:: Provided material ::

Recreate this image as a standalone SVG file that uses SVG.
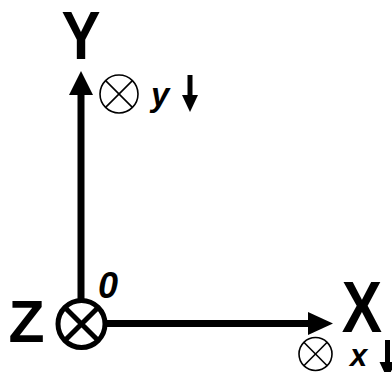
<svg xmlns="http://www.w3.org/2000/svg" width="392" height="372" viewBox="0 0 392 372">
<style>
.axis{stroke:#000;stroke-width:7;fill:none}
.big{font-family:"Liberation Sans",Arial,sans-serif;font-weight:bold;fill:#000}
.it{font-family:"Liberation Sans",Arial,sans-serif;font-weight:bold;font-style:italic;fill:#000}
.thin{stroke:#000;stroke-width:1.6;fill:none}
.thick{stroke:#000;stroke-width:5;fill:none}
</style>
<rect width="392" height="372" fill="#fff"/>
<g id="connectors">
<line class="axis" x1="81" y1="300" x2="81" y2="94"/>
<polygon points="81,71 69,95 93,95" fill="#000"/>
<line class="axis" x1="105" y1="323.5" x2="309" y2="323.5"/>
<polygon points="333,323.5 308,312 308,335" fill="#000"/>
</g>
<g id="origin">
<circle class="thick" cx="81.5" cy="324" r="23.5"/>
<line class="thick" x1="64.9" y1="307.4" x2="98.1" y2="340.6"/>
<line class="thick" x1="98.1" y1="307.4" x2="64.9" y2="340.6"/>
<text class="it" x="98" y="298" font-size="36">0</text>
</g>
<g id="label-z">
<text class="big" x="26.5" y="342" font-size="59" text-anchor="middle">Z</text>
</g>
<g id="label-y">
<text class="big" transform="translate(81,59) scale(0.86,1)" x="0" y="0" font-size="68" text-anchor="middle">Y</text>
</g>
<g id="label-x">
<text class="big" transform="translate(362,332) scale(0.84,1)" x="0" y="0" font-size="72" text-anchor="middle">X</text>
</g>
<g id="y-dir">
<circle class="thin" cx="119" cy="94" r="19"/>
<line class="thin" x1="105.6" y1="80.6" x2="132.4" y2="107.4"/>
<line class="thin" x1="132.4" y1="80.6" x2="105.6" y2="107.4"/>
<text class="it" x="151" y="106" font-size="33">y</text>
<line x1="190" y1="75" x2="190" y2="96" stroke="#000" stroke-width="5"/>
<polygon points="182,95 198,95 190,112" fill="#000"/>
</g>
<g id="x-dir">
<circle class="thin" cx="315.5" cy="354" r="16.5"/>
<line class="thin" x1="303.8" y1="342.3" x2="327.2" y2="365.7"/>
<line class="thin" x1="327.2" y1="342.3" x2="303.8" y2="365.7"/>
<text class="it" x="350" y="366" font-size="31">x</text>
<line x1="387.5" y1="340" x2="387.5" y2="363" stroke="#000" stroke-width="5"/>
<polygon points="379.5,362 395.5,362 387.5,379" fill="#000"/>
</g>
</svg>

:::

**Goal:**
Write out again every line above exactly as given; the pictures do not belong in the copy.

**Output of the task:**
Recreate this image as a standalone SVG file that uses SVG.
<svg xmlns="http://www.w3.org/2000/svg" width="392" height="372" viewBox="0 0 392 372">
<style>
.axis{stroke:#000;stroke-width:7;fill:none}
.big{font-family:"Liberation Sans",Arial,sans-serif;font-weight:bold;fill:#000}
.it{font-family:"Liberation Sans",Arial,sans-serif;font-weight:bold;font-style:italic;fill:#000}
.thin{stroke:#000;stroke-width:1.6;fill:none}
.thick{stroke:#000;stroke-width:5;fill:none}
</style>
<rect width="392" height="372" fill="#fff"/>
<g id="connectors">
<line class="axis" x1="81" y1="300" x2="81" y2="94"/>
<polygon points="81,71 69,95 93,95" fill="#000"/>
<line class="axis" x1="105" y1="323.5" x2="309" y2="323.5"/>
<polygon points="333,323.5 308,312 308,335" fill="#000"/>
</g>
<g id="origin">
<circle class="thick" cx="81.5" cy="324" r="23.5"/>
<line class="thick" x1="64.9" y1="307.4" x2="98.1" y2="340.6"/>
<line class="thick" x1="98.1" y1="307.4" x2="64.9" y2="340.6"/>
<text class="it" x="98" y="298" font-size="36">0</text>
</g>
<g id="label-z">
<text class="big" x="26.5" y="342" font-size="59" text-anchor="middle">Z</text>
</g>
<g id="label-y">
<text class="big" transform="translate(81,59) scale(0.86,1)" x="0" y="0" font-size="68" text-anchor="middle">Y</text>
</g>
<g id="label-x">
<text class="big" transform="translate(362,332) scale(0.84,1)" x="0" y="0" font-size="72" text-anchor="middle">X</text>
</g>
<g id="y-dir">
<circle class="thin" cx="119" cy="94" r="19"/>
<line class="thin" x1="105.6" y1="80.6" x2="132.4" y2="107.4"/>
<line class="thin" x1="132.4" y1="80.6" x2="105.6" y2="107.4"/>
<text class="it" x="151" y="106" font-size="33">y</text>
<line x1="190" y1="75" x2="190" y2="96" stroke="#000" stroke-width="5"/>
<polygon points="182,95 198,95 190,112" fill="#000"/>
</g>
<g id="x-dir">
<circle class="thin" cx="315.5" cy="354" r="16.5"/>
<line class="thin" x1="303.8" y1="342.3" x2="327.2" y2="365.7"/>
<line class="thin" x1="327.2" y1="342.3" x2="303.8" y2="365.7"/>
<text class="it" x="350" y="366" font-size="31">x</text>
<line x1="387.5" y1="340" x2="387.5" y2="363" stroke="#000" stroke-width="5"/>
<polygon points="379.5,362 395.5,362 387.5,379" fill="#000"/>
</g>
</svg>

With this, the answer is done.